## Start SOURCE EXCERPT

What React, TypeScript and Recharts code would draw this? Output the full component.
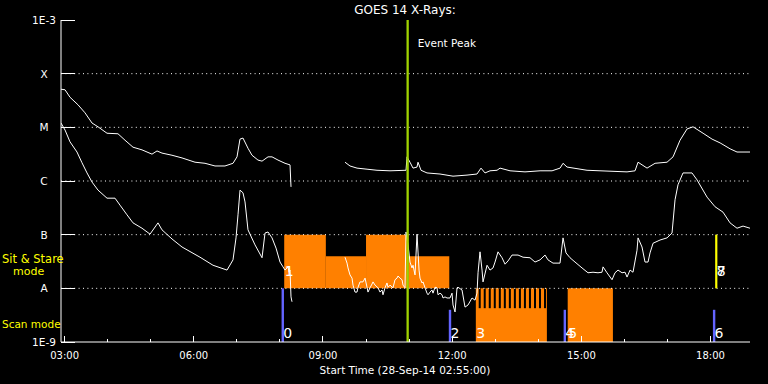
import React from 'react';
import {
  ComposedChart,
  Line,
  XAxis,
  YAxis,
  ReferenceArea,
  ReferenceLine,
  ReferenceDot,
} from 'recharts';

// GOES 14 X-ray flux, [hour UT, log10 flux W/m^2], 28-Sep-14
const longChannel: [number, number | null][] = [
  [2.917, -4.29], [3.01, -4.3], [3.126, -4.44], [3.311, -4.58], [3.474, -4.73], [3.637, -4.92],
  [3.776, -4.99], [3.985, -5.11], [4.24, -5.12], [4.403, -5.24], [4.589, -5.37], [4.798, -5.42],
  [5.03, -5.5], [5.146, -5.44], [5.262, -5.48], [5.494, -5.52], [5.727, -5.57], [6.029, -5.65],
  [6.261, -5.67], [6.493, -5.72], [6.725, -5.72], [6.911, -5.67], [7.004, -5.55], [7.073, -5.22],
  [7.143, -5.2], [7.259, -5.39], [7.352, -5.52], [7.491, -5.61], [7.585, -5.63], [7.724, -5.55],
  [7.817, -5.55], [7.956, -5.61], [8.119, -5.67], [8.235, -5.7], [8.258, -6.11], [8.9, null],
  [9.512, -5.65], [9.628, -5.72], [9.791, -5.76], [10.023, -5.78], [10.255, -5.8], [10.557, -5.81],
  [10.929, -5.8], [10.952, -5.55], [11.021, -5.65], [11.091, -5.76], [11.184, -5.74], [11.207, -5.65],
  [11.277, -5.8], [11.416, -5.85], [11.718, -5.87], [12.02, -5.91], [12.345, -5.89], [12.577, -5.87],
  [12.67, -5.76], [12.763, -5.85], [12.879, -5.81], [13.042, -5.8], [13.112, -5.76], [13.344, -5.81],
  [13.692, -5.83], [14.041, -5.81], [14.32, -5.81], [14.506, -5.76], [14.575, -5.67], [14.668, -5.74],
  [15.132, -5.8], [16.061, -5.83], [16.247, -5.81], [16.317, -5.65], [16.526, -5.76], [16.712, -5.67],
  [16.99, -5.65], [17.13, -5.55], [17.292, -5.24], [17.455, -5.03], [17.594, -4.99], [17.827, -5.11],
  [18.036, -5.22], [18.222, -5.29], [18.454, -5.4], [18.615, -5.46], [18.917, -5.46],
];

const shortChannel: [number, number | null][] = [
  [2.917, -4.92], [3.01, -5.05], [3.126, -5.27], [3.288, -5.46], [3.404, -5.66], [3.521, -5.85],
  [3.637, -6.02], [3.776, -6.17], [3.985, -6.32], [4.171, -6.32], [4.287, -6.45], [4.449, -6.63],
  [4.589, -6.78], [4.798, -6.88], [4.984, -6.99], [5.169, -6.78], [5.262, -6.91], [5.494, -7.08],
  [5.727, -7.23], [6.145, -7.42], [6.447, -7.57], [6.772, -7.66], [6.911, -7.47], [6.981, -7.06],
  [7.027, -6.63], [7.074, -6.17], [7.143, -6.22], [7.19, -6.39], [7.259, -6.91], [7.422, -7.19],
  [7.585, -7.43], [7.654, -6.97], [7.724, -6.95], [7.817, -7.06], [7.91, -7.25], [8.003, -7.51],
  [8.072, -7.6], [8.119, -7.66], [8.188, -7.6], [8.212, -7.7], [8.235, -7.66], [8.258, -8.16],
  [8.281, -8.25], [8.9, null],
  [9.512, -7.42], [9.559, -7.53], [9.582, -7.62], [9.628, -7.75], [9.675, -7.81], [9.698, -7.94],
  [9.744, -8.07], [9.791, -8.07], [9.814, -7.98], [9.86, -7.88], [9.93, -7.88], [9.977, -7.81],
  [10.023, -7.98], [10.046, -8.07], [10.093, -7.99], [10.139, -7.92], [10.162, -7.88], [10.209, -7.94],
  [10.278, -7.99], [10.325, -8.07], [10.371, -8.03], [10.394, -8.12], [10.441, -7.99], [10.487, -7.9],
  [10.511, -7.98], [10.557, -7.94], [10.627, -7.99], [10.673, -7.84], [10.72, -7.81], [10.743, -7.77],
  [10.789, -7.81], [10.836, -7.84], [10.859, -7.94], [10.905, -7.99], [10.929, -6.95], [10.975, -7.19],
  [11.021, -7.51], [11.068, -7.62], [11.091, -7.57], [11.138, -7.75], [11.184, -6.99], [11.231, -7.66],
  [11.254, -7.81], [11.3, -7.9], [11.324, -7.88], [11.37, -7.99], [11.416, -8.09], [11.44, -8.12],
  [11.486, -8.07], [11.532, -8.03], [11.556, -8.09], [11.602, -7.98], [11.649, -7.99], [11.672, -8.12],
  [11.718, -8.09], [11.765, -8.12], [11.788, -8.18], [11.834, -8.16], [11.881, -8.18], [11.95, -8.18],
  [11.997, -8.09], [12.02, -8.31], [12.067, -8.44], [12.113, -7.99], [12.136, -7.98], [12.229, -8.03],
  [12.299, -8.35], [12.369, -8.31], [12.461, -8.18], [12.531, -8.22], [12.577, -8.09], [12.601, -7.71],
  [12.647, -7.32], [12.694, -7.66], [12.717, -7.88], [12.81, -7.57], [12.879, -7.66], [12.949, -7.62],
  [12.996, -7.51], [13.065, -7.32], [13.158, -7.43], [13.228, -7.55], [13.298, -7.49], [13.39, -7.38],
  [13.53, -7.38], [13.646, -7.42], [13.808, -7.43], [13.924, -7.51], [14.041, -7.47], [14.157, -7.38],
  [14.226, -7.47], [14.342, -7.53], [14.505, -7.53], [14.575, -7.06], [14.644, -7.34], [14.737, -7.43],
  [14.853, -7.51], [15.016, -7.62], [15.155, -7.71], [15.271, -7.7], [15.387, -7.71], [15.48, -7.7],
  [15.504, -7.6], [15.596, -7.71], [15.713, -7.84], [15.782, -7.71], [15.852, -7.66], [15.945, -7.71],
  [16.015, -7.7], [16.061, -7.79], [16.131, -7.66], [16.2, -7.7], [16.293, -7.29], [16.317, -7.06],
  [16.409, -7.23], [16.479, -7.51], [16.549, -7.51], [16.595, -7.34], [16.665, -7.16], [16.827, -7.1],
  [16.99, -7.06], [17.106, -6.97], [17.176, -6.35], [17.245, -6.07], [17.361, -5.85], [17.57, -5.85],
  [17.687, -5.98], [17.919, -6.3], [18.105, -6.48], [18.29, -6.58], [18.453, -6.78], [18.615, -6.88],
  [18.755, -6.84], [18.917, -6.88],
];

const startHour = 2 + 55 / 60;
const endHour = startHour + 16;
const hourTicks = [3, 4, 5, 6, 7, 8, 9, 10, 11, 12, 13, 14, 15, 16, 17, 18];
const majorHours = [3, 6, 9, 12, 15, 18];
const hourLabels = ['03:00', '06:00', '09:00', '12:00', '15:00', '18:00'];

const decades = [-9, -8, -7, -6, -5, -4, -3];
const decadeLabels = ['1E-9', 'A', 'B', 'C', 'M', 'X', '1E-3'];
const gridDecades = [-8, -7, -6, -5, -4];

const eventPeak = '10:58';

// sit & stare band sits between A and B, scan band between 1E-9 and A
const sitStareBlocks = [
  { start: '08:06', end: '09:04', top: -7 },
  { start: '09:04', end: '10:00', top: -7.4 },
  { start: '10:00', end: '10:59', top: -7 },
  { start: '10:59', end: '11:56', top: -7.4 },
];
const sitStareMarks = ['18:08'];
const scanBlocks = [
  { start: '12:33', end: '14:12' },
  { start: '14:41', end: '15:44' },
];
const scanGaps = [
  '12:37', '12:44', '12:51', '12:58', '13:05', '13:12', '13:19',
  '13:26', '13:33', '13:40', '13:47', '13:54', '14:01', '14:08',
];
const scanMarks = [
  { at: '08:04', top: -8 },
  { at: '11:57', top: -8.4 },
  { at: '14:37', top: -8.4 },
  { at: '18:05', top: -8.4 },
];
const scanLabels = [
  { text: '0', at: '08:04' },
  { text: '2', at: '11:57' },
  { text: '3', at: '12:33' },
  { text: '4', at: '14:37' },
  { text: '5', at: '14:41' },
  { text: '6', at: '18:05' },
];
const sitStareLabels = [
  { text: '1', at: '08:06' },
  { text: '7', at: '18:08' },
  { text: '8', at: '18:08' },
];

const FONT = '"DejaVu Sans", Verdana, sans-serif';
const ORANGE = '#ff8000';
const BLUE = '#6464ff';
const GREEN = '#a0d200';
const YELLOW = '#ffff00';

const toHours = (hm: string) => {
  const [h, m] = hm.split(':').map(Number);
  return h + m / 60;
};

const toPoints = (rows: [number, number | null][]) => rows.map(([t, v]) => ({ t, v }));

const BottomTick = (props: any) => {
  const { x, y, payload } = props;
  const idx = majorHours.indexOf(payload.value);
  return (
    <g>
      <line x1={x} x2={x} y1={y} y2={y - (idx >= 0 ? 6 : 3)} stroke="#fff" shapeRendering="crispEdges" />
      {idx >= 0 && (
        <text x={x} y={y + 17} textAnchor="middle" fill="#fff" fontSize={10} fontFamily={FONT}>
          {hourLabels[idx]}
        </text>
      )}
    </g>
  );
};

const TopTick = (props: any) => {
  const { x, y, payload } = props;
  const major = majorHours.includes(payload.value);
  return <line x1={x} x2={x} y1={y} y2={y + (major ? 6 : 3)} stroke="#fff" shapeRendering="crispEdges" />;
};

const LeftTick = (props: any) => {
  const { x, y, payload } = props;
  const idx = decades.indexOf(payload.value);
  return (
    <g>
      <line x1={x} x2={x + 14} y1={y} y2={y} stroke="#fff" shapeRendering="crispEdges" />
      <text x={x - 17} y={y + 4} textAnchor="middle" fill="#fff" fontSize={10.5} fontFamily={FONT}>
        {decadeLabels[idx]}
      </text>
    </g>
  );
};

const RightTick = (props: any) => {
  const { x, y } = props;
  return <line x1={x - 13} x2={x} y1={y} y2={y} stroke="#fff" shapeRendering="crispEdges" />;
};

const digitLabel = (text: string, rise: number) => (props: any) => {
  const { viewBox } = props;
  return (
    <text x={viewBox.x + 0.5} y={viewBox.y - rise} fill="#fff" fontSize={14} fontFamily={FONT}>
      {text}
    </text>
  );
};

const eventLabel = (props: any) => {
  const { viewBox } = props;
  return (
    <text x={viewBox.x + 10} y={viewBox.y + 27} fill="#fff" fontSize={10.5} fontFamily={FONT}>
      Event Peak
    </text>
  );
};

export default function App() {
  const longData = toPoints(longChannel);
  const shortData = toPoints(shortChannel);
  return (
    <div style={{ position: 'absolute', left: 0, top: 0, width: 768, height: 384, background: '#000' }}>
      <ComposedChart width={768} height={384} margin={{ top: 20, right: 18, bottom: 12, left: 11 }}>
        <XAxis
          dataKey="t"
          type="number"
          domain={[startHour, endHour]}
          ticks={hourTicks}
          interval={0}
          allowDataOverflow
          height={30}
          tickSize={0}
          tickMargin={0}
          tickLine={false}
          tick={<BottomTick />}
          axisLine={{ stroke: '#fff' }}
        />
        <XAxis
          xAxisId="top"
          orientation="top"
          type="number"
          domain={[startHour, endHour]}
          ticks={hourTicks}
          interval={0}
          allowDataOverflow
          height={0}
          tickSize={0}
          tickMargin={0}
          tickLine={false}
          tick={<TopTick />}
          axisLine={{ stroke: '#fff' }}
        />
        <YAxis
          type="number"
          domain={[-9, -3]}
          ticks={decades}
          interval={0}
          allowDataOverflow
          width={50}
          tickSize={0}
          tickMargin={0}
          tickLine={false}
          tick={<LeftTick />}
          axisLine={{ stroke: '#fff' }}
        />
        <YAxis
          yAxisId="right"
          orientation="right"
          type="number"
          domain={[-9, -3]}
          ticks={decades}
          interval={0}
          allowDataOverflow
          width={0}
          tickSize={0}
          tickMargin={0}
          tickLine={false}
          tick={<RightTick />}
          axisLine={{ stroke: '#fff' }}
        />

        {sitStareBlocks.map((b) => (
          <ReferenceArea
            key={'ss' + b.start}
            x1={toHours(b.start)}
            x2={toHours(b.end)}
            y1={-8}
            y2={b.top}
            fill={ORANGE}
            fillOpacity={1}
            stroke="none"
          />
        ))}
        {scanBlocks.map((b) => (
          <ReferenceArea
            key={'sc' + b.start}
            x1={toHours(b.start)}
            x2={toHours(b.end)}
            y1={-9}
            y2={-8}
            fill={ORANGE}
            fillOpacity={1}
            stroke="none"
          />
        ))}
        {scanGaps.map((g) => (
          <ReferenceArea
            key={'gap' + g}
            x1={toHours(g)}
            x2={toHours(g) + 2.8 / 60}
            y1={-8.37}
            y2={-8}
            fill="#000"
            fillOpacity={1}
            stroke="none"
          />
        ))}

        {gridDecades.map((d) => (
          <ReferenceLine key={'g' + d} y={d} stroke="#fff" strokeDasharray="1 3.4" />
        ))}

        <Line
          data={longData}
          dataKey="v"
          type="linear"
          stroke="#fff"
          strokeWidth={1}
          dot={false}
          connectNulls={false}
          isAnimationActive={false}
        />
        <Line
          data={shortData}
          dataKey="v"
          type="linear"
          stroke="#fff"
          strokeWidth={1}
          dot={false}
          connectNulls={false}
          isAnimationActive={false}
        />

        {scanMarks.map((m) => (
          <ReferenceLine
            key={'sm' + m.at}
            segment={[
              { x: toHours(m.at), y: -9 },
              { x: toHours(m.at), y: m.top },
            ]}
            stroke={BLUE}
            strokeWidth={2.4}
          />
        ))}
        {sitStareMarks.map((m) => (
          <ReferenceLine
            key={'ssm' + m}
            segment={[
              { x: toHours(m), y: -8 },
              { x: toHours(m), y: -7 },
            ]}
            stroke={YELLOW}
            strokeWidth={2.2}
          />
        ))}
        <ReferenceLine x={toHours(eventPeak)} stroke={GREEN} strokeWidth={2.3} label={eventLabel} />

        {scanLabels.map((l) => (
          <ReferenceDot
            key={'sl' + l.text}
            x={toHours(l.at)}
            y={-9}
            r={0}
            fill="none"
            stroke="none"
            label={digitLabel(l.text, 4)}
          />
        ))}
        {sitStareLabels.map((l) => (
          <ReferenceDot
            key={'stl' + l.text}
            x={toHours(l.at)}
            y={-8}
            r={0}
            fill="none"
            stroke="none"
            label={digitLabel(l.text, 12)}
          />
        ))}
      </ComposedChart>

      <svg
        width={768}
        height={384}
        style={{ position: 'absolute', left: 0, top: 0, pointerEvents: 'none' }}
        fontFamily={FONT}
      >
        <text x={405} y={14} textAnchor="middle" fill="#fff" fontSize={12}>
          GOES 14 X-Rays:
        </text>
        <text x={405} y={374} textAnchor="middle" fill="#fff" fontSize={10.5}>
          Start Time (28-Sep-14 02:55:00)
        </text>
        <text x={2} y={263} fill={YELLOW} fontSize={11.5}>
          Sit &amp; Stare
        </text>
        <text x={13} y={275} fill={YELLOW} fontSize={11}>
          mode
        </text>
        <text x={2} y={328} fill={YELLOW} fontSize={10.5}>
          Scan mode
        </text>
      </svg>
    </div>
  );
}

## End SOURCE EXCERPT

Of the lines above, how many hold the word "React"? Say the number alone.

RESPONSE
2